My response was, “Journalists don’t wait for people to be made available. They contact people on their own. If those people don’t respond, journalists put that in the paper.”

The paper’s obligation is to give people a chance to speak. If they pass up that chance, well, that’s not the paper’s fault. The columns could have used the quotes London offered at the post-game press conference and they could have included a line that said London declined to respond to the writers’ questions — if the writers had asked the questions. Maybe it’s next to unthinkable that London would respond to the University’s student-run newspaper. But it’s certain he won’t respond if he’s not asked.

Some glitch in the credentials request process kept The Cavalier Daily out of the Lane Stadium press box, so Metzinger wrote a game story — Robertson called it a brief — and Robertson wrote her column after watching the game on television. It was clear that Robertson did that because she wrote about yelling at the TV. It wasn’t clear to me that’s what Metzinger was doing. When Cavalier Daily staffers report on an event they weren’t at, it generally says the report was compiled by someone. That apparently happened in print, but not online, so online readers might think Metzinger was at the game. It was a mistake. Mistakes happen. But there is apparently another rule about these things. Cavalier Daily writers don’t use quotes, such as those available through transcripts of post-game press conferences, for fear they will confuse readers. If they have the quote, they must have been at the game, right? I disagree with that policy. If the quotes are available, if the stranded staffer can hear the post-game talk by radio or by television, there’s nothing wrong with using those quotes, as long as it’s clear how the writer obtained them. The goal is to put together the best report or column possible. That should mean using whatever tools are available to accomplish that.

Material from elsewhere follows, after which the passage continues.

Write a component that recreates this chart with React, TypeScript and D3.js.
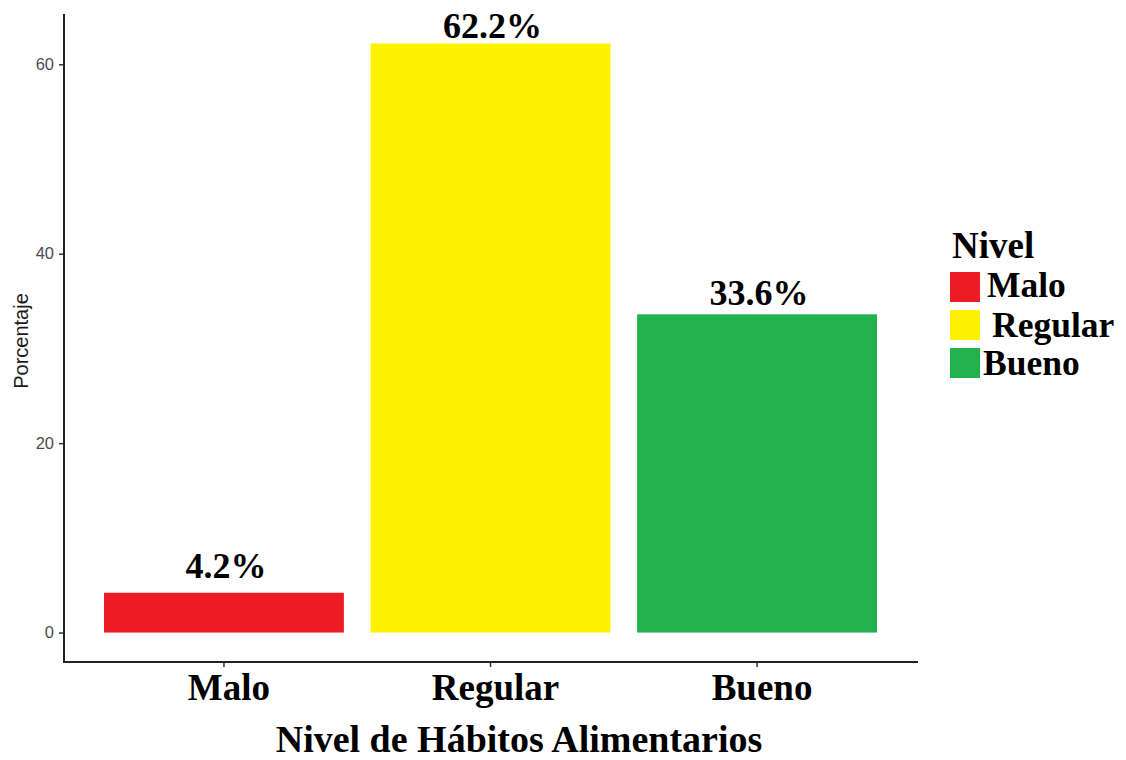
import React, { useEffect, useRef } from 'react';
import * as d3 from 'd3';

const categories = ['Malo', 'Regular', 'Bueno'];
const percentages = [4.2, 62.2, 33.6];
const barColors = ['#ED1C24', '#FFF200', '#22B14C'];
const yTicks = [0, 20, 40, 60];

const serif = '"Liberation Serif", "Times New Roman", serif';
const sans = '"Liberation Sans", Arial, sans-serif';

function App() {
  const ref = useRef<SVGSVGElement | null>(null);

  useEffect(() => {
    const width = 1126;
    const height = 760;
    const panel = { left: 64, right: 917, top: 14, bottom: 662 };

    const svg = d3.select(ref.current);
    svg.selectAll('*').remove();
    svg.attr('width', width).attr('height', height);

    const x = d3.scaleBand<string>()
      .domain(categories)
      .range([panel.left, panel.right])
      .paddingInner(0.1)
      .paddingOuter(0.15);

    const maxVal = d3.max(percentages) as number;
    const pad = maxVal * 0.05;
    const y = d3.scaleLinear()
      .domain([-pad, maxVal + pad])
      .range([panel.bottom, panel.top]);

    const color = d3.scaleOrdinal<string, string>().domain(categories).range(barColors);

    const data = categories.map((c, i) => ({ cat: c, val: percentages[i] }));

    // bars
    svg.append('g')
      .selectAll('rect')
      .data(data)
      .join('rect')
      .attr('x', (d) => x(d.cat) as number)
      .attr('y', (d) => y(d.val))
      .attr('width', x.bandwidth())
      .attr('height', (d) => y(0) - y(d.val))
      .attr('fill', (d) => color(d.cat));

    // value labels
    svg.append('g')
      .selectAll('text')
      .data(data)
      .join('text')
      .attr('x', (d) => (x(d.cat) as number) + x.bandwidth() / 2 + 2)
      .attr('y', (d) => y(d.val) - (15 - 0.16 * d.val))
      .attr('text-anchor', 'middle')
      .attr('font-family', serif)
      .attr('font-weight', 'bold')
      .attr('font-size', 36)
      .attr('fill', '#000')
      .text((d) => `${d.val.toFixed(1)}%`);

    // y axis
    const yAxis = svg.append('g')
      .attr('transform', `translate(${panel.left},0)`)
      .call(d3.axisLeft(y).tickValues(yTicks).tickSize(5).tickPadding(5).tickSizeOuter(0));
    yAxis.select('.domain').remove();
    yAxis.selectAll('.tick line').attr('stroke', '#333').attr('stroke-width', 1.5);
    yAxis.selectAll('.tick text')
      .attr('fill', '#4D4D4D')
      .attr('font-family', sans)
      .attr('font-size', 16.5);
    svg.append('line')
      .attr('x1', panel.left).attr('x2', panel.left)
      .attr('y1', panel.top).attr('y2', panel.bottom + 1)
      .attr('stroke', '#222').attr('stroke-width', 2);

    // x axis
    const xAxis = svg.append('g')
      .attr('transform', `translate(0,${panel.bottom})`)
      .call(d3.axisBottom(x).tickSize(5).tickPadding(5).tickSizeOuter(0));
    xAxis.select('.domain').remove();
    xAxis.selectAll('.tick line').attr('stroke', '#333').attr('stroke-width', 1.5);
    xAxis.selectAll('.tick text')
      .attr('fill', '#000')
      .attr('font-family', serif)
      .attr('font-weight', 'bold')
      .attr('font-size', 37)
      .attr('dy', null)
      .attr('dx', 5)
      .attr('y', 38);
    svg.append('line')
      .attr('x1', panel.left - 1).attr('x2', panel.right + 1)
      .attr('y1', panel.bottom).attr('y2', panel.bottom)
      .attr('stroke', '#222').attr('stroke-width', 2);

    // axis titles
    svg.append('text')
      .attr('x', 519)
      .attr('y', 752)
      .attr('text-anchor', 'middle')
      .attr('font-family', serif)
      .attr('font-weight', 'bold')
      .attr('font-size', 38)
      .text('Nivel de Hábitos Alimentarios');

    svg.append('text')
      .attr('transform', `translate(28,${(panel.top + panel.bottom) / 2 + 3}) rotate(-90)`)
      .attr('text-anchor', 'middle')
      .attr('font-family', sans)
      .attr('font-size', 20)
      .attr('fill', '#1a1a1a')
      .text('Porcentaje');

    // legend
    const legend = svg.append('g').attr('transform', 'translate(950,0)');
    legend.append('text')
      .attr('x', 2)
      .attr('y', 258)
      .attr('font-family', serif)
      .attr('font-weight', 'bold')
      .attr('font-size', 37)
      .text('Nivel');
    const keyTops = [272, 310, 348];
    const labelX = [37, 42, 33];
    const labelY = [297, 337, 375];
    const items = legend.selectAll('g.item')
      .data(data)
      .join('g')
      .attr('class', 'item');
    items.append('rect')
      .attr('x', 0)
      .attr('y', (_, i) => keyTops[i])
      .attr('width', 30)
      .attr('height', 30)
      .attr('fill', (d) => color(d.cat));
    items.append('text')
      .attr('x', (_, i) => labelX[i])
      .attr('y', (_, i) => labelY[i])
      .attr('font-family', serif)
      .attr('font-weight', 'bold')
      .attr('font-size', 35.5)
      .text((d) => d.cat);
  }, []);

  return (
    <div style={{ position: 'absolute', left: 0, top: 0 }}>
      <svg ref={ref}></svg>
    </div>
  );
}

export default App;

Because of whatever glitch that kept the sports staff away from Blacksburg, they had to scramble to provide some kind of coverage. They did a pretty good job. The fact that I think they could have done better in one aspect doesn’t diminish that. It’s clear that Robertson cares about her section and the work it turns out. It’s easy, when the crisis is passed and the stories and columns have been published, to find a thing or two that could have been done better. Sometimes those flaws or the ways around them aren’t so easy to see when the crisis-fighting frenzy is going on. The most important thing, so long as everyone survives and no one gets libeled, is to learn from the experience — to figure out how to deal with the crisis better next time and to devise ways to push the next time as far into the future as possible.

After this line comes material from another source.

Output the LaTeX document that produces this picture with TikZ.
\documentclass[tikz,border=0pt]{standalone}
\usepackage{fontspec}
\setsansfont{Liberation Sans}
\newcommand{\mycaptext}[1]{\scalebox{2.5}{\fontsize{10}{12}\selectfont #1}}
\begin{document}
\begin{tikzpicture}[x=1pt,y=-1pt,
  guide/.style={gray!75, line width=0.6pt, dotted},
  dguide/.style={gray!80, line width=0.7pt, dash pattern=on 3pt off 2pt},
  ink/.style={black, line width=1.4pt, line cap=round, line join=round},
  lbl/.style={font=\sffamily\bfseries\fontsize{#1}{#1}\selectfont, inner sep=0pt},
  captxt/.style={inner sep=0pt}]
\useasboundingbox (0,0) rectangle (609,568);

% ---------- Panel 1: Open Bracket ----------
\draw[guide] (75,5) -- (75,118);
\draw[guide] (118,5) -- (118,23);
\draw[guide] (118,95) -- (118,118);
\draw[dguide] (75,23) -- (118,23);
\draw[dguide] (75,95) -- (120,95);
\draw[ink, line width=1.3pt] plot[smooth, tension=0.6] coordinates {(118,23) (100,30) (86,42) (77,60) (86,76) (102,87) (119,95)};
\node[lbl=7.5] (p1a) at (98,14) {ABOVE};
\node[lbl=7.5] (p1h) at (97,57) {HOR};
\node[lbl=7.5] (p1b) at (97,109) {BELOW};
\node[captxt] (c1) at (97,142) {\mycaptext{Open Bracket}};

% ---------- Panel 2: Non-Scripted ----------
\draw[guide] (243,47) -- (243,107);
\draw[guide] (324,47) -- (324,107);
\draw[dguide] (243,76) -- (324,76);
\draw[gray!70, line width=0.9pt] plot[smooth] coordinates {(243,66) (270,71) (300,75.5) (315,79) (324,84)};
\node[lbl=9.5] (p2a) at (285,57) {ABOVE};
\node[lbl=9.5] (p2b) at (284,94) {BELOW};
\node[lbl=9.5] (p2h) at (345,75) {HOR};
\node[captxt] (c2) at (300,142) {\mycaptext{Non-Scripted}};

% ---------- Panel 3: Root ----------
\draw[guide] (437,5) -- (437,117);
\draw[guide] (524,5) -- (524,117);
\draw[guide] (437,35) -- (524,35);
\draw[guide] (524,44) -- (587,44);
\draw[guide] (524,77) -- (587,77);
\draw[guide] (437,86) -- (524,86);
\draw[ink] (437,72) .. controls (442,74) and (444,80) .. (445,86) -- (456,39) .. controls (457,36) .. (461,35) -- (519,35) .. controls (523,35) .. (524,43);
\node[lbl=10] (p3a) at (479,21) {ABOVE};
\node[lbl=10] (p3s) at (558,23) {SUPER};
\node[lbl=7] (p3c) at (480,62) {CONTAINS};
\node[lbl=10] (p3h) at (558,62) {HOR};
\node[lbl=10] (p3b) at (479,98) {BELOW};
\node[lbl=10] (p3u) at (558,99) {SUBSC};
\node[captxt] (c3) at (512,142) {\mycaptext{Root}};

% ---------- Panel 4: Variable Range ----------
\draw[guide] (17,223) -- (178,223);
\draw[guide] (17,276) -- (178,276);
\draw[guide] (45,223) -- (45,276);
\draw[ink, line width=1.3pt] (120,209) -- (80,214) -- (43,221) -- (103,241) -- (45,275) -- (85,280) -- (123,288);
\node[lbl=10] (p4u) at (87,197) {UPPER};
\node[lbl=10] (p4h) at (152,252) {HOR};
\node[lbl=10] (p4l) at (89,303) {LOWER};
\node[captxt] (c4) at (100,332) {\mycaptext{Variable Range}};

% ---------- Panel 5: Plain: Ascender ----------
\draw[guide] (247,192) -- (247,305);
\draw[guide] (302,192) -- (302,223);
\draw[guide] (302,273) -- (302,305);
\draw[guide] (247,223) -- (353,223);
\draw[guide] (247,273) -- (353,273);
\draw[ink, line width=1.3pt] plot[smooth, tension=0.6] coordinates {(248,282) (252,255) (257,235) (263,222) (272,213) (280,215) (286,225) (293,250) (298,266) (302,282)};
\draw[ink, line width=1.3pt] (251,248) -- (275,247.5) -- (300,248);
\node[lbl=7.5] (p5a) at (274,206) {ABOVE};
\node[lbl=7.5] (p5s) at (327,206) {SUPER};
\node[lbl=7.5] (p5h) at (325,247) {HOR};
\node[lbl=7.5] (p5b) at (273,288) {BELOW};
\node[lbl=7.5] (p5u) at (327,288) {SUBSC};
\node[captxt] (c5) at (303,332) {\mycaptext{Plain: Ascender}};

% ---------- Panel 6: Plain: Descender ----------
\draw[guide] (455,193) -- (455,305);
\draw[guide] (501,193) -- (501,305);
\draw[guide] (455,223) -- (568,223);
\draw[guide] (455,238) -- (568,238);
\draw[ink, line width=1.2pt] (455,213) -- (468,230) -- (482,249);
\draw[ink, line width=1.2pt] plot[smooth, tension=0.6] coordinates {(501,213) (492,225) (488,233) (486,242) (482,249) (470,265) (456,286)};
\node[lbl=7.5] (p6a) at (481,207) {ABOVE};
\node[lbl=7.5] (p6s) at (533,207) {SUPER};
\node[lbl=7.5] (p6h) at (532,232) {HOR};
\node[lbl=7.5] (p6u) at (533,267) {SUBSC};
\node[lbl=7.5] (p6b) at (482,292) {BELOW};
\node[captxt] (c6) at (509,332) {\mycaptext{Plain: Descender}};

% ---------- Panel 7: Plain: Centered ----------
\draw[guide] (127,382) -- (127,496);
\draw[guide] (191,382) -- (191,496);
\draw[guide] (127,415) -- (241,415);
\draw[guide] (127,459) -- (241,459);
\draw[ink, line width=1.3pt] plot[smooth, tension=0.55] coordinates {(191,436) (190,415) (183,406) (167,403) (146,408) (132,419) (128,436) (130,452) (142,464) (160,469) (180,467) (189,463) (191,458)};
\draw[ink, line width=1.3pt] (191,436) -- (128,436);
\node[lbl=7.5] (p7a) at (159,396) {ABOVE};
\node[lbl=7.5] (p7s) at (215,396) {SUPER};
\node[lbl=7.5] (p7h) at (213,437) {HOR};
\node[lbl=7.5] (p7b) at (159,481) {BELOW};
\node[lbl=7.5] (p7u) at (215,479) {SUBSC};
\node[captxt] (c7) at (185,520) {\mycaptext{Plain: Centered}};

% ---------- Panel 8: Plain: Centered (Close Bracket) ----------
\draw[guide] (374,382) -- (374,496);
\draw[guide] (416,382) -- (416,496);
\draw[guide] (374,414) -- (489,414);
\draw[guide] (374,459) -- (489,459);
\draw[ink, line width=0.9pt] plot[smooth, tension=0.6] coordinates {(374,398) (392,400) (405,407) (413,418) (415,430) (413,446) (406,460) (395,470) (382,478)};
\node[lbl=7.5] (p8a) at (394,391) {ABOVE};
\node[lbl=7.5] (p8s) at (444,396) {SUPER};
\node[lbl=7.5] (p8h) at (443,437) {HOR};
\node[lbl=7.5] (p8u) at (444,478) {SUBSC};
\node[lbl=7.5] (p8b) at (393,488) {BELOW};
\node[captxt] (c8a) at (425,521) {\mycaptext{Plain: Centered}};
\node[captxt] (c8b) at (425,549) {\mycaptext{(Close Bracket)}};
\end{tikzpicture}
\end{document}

I think it’s very unlikely the credentials snafu will be repeated. I think the shortcoming I saw in the columns is less likely to happen in the future. I’m not sure Robertson agrees with my opinion about using quotes from an event the staff didn’t cover in person, but that’s the smallest of those three issues. It is clear that Robertson was polite enough to avoid pointing out that I did to her and Metzinger something similar to what I accused them of doing to London. I shouldn’t have done that.